Directories, firewalls, Identity and Access Management (IAM), audit sinks, additional service providers—each of these may play an important role in the operation of a modern distributed system and can be challenging to coordinate when an application is promoted through its natural lifecycle.

This dependency problem is exacerbated when moving applications between the organisation and the cloud. The need to support elasticity, the potential benefits from brokering between different providers and the fundamental differences in how identity is validated all conspire in the cloud to make simple, scripted migration solutions impractical.

Modern applications rarely operate alone. Rather, they are assemblies of new code and existing services all shaped by the attributes of their environment. Multiple factors such as hardware architecture, libraries and operating systems all contribute dependencies to an application, adding complexity to any migration.

To help manage dependencies organisations have parameterised connection descriptions and then consolidated all of these as properties in a file or central registry. Those scripts were then used to drive migration. Since the scripts are usually hand coded for each application, it’s a time consuming process that is difficult to maintain over time.

When organisations began embracing Service-Oriented Architecture (SOA), they realised that many dependencies could be isolated from an application using externalised Policy Enforcement Points (PEPs). The PEPs take on the role of security gateway and by extension assume responsibility for external service dependencies.

In some ways, this is simply moving the dependency from one entity to another. However, PEPs are designed to effectively parameterise these dependencies as elements associated with an application.

This strategy of delegating security and management to an external PEP has proven its value in on-premise SOA. However, an on-premise SOA environment is more conducive to strong, centralised control, maintained by a staff organised into dedicated silos of responsibilities.

In this setting, PEPs are extremely effective at isolating security and management dependencies from applications and promoting a simple migration strategy for software within an enterprise.

New frontier: the cloud presents new challenges

The cloud presents new challenges due to its elastic nature and openness. Infrastructure that was readily available on-premise may not be accessible to cloud-resident applications. Elasticity can also be difficult to manage when traditional applications depend on external services to function.

The first step to safely deploying applications to the cloud is policy enforcement. In cloud environments, distributed enforcement is a more difficult and pressing problem than asset management. Management systems for policy enforcement need to be distributable so that there is no single point of failure.

These systems manage mission-critical applications: if a local network becomes segmented or a cloud provider is inaccessible, the management components should be locally available on every enforcement point. Finally, enforcement points must not be tightly bound to central repositories because of latency and reliability issues in the cloud.

Policy enforcement and monitoring are absolutely essential to cloud governance. Policy enforcement technology for clouds can create secure, managed communications between legacy applications in the enterprise and new applications residing in the cloud.

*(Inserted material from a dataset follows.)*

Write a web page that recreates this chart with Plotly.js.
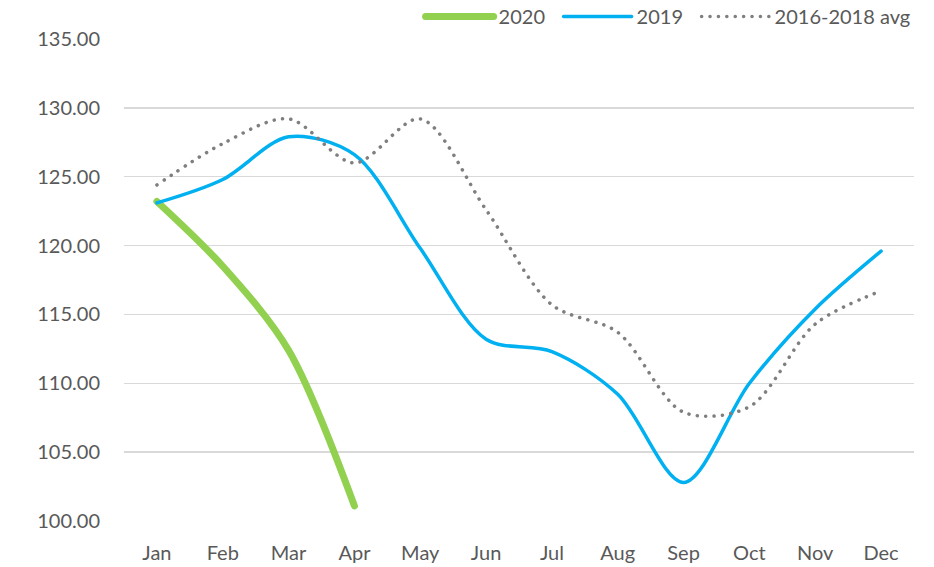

Policy is not just a way of articulating and enforcing security requirements: it is the integration glue between systems. A rich policy language meets the demands of business and IT, offering both high-level contracts like SLAs and billing as well as low-level details like dynamic routing, failover and data transformation.

Deploying virtualised, distributed policy enforcement points in front of cloud applications allows organisations to protect and manage their services. Application-level policy enforcement gives fine-grained access control and in-depth understanding of use patterns of actual services instead of virtual machines.

Not only does this protect data and applications from unauthorised use, it also ensures that the distribution of requests to virtualised application instances is properly managed.

Although the cloud presents challenges, it also presents significant benefits, including reduced costs and increased flexibility. Before embracing cloud computing, it is critical that organisations have policies in place to govern and migrate their applications. Applying technology we’ve learned from SOA – such as bundling applications and dependencies – is the first step to making the move to the cloud.